**YOUR INSTRUCTIONS**
Find the string "React" and gather every line that holds it.

--- begin DATA ---

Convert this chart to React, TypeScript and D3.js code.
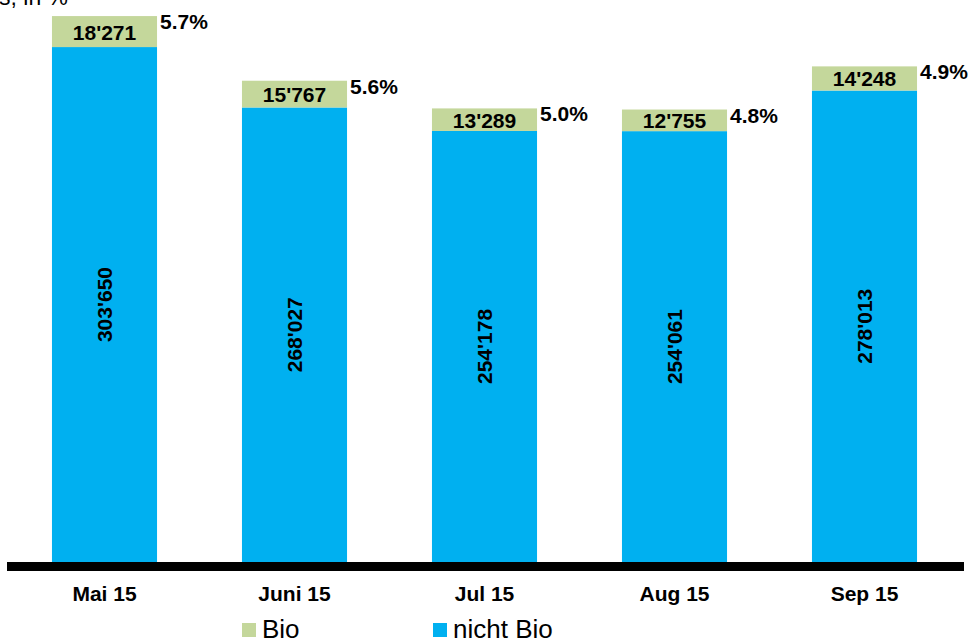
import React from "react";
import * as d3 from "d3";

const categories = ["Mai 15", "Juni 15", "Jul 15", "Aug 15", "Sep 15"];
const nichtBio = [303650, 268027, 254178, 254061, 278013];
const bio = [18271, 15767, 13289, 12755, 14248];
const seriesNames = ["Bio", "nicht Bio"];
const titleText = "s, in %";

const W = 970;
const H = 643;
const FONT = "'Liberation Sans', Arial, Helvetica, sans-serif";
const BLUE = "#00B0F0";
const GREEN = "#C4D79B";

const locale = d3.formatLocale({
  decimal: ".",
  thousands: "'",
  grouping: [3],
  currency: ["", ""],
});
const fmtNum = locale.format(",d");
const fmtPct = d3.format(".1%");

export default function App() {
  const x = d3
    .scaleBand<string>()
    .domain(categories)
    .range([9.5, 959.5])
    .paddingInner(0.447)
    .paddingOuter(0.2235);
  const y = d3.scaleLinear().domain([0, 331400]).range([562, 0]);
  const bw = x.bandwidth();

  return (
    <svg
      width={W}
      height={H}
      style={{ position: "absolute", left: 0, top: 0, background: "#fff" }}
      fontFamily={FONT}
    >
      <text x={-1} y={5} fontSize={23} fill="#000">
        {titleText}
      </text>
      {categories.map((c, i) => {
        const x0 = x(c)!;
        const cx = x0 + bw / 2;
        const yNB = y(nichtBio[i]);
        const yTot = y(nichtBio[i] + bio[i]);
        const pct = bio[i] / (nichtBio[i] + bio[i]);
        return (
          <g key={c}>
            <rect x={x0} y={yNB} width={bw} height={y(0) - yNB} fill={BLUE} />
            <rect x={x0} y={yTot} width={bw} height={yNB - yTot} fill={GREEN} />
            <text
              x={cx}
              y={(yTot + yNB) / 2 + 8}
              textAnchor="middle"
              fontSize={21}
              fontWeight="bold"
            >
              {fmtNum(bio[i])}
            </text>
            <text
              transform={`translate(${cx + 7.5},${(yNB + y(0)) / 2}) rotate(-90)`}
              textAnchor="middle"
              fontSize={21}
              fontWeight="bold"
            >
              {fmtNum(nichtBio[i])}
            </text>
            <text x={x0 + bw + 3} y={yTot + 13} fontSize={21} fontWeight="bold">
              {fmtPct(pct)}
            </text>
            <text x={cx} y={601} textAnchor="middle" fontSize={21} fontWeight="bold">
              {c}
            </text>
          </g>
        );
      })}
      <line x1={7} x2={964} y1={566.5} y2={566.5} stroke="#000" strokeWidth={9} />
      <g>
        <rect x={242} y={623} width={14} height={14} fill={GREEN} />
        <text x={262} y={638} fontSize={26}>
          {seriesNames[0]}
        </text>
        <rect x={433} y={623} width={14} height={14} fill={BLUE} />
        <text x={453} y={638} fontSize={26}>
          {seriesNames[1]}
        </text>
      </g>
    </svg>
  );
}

--- end DATA ---

**RESULT OF THIS TASK**
Convert this chart to React, TypeScript and D3.js code.
import React from "react";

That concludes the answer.